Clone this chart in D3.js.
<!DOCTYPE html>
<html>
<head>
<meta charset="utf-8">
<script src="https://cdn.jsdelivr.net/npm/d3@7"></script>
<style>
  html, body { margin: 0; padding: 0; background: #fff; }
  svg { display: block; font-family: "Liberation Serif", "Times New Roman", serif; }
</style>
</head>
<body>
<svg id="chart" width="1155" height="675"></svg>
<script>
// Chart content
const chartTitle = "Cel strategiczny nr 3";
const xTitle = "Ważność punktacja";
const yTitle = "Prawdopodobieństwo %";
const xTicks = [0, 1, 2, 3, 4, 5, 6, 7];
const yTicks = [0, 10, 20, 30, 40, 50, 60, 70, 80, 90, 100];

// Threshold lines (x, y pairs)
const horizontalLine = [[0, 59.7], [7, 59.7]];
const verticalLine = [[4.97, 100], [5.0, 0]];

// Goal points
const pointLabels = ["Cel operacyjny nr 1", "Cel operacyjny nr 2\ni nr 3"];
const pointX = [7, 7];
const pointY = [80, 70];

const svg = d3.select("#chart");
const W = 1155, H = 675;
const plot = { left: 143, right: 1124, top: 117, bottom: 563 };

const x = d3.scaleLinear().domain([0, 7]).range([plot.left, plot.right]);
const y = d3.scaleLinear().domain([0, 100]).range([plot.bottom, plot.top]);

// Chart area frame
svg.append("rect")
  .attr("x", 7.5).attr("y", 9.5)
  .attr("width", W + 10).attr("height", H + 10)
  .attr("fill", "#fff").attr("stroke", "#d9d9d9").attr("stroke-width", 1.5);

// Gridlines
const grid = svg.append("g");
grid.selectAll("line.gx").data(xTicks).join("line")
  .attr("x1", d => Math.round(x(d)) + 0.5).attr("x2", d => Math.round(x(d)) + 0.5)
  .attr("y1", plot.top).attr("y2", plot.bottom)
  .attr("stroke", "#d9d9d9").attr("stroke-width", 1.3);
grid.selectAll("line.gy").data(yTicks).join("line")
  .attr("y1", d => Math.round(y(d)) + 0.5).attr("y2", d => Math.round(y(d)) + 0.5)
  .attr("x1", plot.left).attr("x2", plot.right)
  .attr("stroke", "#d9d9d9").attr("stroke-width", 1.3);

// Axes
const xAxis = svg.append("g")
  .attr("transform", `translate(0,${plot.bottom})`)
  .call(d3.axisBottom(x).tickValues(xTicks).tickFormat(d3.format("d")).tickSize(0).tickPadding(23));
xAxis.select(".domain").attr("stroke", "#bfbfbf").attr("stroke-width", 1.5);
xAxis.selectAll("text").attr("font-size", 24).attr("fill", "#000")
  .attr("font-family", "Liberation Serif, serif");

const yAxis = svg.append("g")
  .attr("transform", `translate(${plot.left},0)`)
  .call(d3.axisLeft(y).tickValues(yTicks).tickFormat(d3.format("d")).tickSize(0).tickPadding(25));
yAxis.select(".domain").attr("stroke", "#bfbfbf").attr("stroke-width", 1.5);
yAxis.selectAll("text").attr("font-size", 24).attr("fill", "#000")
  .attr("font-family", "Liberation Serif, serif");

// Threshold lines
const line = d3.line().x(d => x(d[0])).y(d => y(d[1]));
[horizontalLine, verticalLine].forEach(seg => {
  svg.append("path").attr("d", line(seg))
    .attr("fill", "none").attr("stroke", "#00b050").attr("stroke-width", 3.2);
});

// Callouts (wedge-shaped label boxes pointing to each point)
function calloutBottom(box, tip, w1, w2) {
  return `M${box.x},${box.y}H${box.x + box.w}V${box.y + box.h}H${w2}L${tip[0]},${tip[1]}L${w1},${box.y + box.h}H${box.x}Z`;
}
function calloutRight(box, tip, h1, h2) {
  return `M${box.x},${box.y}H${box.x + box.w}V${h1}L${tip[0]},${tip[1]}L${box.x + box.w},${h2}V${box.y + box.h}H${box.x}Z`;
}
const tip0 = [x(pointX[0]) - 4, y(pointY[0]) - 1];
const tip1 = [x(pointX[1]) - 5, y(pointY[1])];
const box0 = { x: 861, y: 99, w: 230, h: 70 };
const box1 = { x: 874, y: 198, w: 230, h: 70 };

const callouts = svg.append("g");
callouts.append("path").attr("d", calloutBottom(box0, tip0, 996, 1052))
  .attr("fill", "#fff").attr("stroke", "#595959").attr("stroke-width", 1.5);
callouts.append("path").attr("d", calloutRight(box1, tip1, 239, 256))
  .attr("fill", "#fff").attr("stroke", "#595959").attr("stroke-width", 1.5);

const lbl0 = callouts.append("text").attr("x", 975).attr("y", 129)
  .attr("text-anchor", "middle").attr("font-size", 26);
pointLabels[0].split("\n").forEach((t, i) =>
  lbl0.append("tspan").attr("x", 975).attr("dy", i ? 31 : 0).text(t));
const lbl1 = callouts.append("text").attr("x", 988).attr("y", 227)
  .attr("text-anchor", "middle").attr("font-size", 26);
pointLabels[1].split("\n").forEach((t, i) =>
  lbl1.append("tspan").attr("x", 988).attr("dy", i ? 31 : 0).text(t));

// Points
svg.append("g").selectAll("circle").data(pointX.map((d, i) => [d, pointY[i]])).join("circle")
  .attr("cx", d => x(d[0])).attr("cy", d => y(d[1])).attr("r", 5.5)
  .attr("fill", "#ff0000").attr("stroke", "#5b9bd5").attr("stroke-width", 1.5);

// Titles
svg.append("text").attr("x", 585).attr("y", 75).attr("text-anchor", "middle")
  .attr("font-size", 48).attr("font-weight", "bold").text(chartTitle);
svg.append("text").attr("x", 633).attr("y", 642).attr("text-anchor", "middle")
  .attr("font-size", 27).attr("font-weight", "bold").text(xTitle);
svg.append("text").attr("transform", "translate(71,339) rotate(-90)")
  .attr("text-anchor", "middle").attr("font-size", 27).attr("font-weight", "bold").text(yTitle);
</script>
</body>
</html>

◆ ◆ ◆

TASK GOAL |
Return the material exactly as it stands.

SOLUTION TO THIS EXERCISE |
Clone this chart in D3.js.
<!DOCTYPE html>
<html>
<head>
<meta charset="utf-8">
<script src="https://cdn.jsdelivr.net/npm/d3@7"></script>
<style>
  html, body { margin: 0; padding: 0; background: #fff; }
  svg { display: block; font-family: "Liberation Serif", "Times New Roman", serif; }
</style>
</head>
<body>
<svg id="chart" width="1155" height="675"></svg>
<script>
// Chart content
const chartTitle = "Cel strategiczny nr 3";
const xTitle = "Ważność punktacja";
const yTitle = "Prawdopodobieństwo %";
const xTicks = [0, 1, 2, 3, 4, 5, 6, 7];
const yTicks = [0, 10, 20, 30, 40, 50, 60, 70, 80, 90, 100];

// Threshold lines (x, y pairs)
const horizontalLine = [[0, 59.7], [7, 59.7]];
const verticalLine = [[4.97, 100], [5.0, 0]];

// Goal points
const pointLabels = ["Cel operacyjny nr 1", "Cel operacyjny nr 2\ni nr 3"];
const pointX = [7, 7];
const pointY = [80, 70];

const svg = d3.select("#chart");
const W = 1155, H = 675;
const plot = { left: 143, right: 1124, top: 117, bottom: 563 };

const x = d3.scaleLinear().domain([0, 7]).range([plot.left, plot.right]);
const y = d3.scaleLinear().domain([0, 100]).range([plot.bottom, plot.top]);

// Chart area frame
svg.append("rect")
  .attr("x", 7.5).attr("y", 9.5)
  .attr("width", W + 10).attr("height", H + 10)
  .attr("fill", "#fff").attr("stroke", "#d9d9d9").attr("stroke-width", 1.5);

// Gridlines
const grid = svg.append("g");
grid.selectAll("line.gx").data(xTicks).join("line")
  .attr("x1", d => Math.round(x(d)) + 0.5).attr("x2", d => Math.round(x(d)) + 0.5)
  .attr("y1", plot.top).attr("y2", plot.bottom)
  .attr("stroke", "#d9d9d9").attr("stroke-width", 1.3);
grid.selectAll("line.gy").data(yTicks).join("line")
  .attr("y1", d => Math.round(y(d)) + 0.5).attr("y2", d => Math.round(y(d)) + 0.5)
  .attr("x1", plot.left).attr("x2", plot.right)
  .attr("stroke", "#d9d9d9").attr("stroke-width", 1.3);

// Axes
const xAxis = svg.append("g")
  .attr("transform", `translate(0,${plot.bottom})`)
  .call(d3.axisBottom(x).tickValues(xTicks).tickFormat(d3.format("d")).tickSize(0).tickPadding(23));
xAxis.select(".domain").attr("stroke", "#bfbfbf").attr("stroke-width", 1.5);
xAxis.selectAll("text").attr("font-size", 24).attr("fill", "#000")
  .attr("font-family", "Liberation Serif, serif");

const yAxis = svg.append("g")
  .attr("transform", `translate(${plot.left},0)`)
  .call(d3.axisLeft(y).tickValues(yTicks).tickFormat(d3.format("d")).tickSize(0).tickPadding(25));
yAxis.select(".domain").attr("stroke", "#bfbfbf").attr("stroke-width", 1.5);
yAxis.selectAll("text").attr("font-size", 24).attr("fill", "#000")
  .attr("font-family", "Liberation Serif, serif");

// Threshold lines
const line = d3.line().x(d => x(d[0])).y(d => y(d[1]));
[horizontalLine, verticalLine].forEach(seg => {
  svg.append("path").attr("d", line(seg))
    .attr("fill", "none").attr("stroke", "#00b050").attr("stroke-width", 3.2);
});

// Callouts (wedge-shaped label boxes pointing to each point)
function calloutBottom(box, tip, w1, w2) {
  return `M${box.x},${box.y}H${box.x + box.w}V${box.y + box.h}H${w2}L${tip[0]},${tip[1]}L${w1},${box.y + box.h}H${box.x}Z`;
}
function calloutRight(box, tip, h1, h2) {
  return `M${box.x},${box.y}H${box.x + box.w}V${h1}L${tip[0]},${tip[1]}L${box.x + box.w},${h2}V${box.y + box.h}H${box.x}Z`;
}
const tip0 = [x(pointX[0]) - 4, y(pointY[0]) - 1];
const tip1 = [x(pointX[1]) - 5, y(pointY[1])];
const box0 = { x: 861, y: 99, w: 230, h: 70 };
const box1 = { x: 874, y: 198, w: 230, h: 70 };

const callouts = svg.append("g");
callouts.append("path").attr("d", calloutBottom(box0, tip0, 996, 1052))
  .attr("fill", "#fff").attr("stroke", "#595959").attr("stroke-width", 1.5);
callouts.append("path").attr("d", calloutRight(box1, tip1, 239, 256))
  .attr("fill", "#fff").attr("stroke", "#595959").attr("stroke-width", 1.5);

const lbl0 = callouts.append("text").attr("x", 975).attr("y", 129)
  .attr("text-anchor", "middle").attr("font-size", 26);
pointLabels[0].split("\n").forEach((t, i) =>
  lbl0.append("tspan").attr("x", 975).attr("dy", i ? 31 : 0).text(t));
const lbl1 = callouts.append("text").attr("x", 988).attr("y", 227)
  .attr("text-anchor", "middle").attr("font-size", 26);
pointLabels[1].split("\n").forEach((t, i) =>
  lbl1.append("tspan").attr("x", 988).attr("dy", i ? 31 : 0).text(t));

// Points
svg.append("g").selectAll("circle").data(pointX.map((d, i) => [d, pointY[i]])).join("circle")
  .attr("cx", d => x(d[0])).attr("cy", d => y(d[1])).attr("r", 5.5)
  .attr("fill", "#ff0000").attr("stroke", "#5b9bd5").attr("stroke-width", 1.5);

// Titles
svg.append("text").attr("x", 585).attr("y", 75).attr("text-anchor", "middle")
  .attr("font-size", 48).attr("font-weight", "bold").text(chartTitle);
svg.append("text").attr("x", 633).attr("y", 642).attr("text-anchor", "middle")
  .attr("font-size", 27).attr("font-weight", "bold").text(xTitle);
svg.append("text").attr("transform", "translate(71,339) rotate(-90)")
  .attr("text-anchor", "middle").attr("font-size", 27).attr("font-weight", "bold").text(yTitle);
</script>
</body>
</html>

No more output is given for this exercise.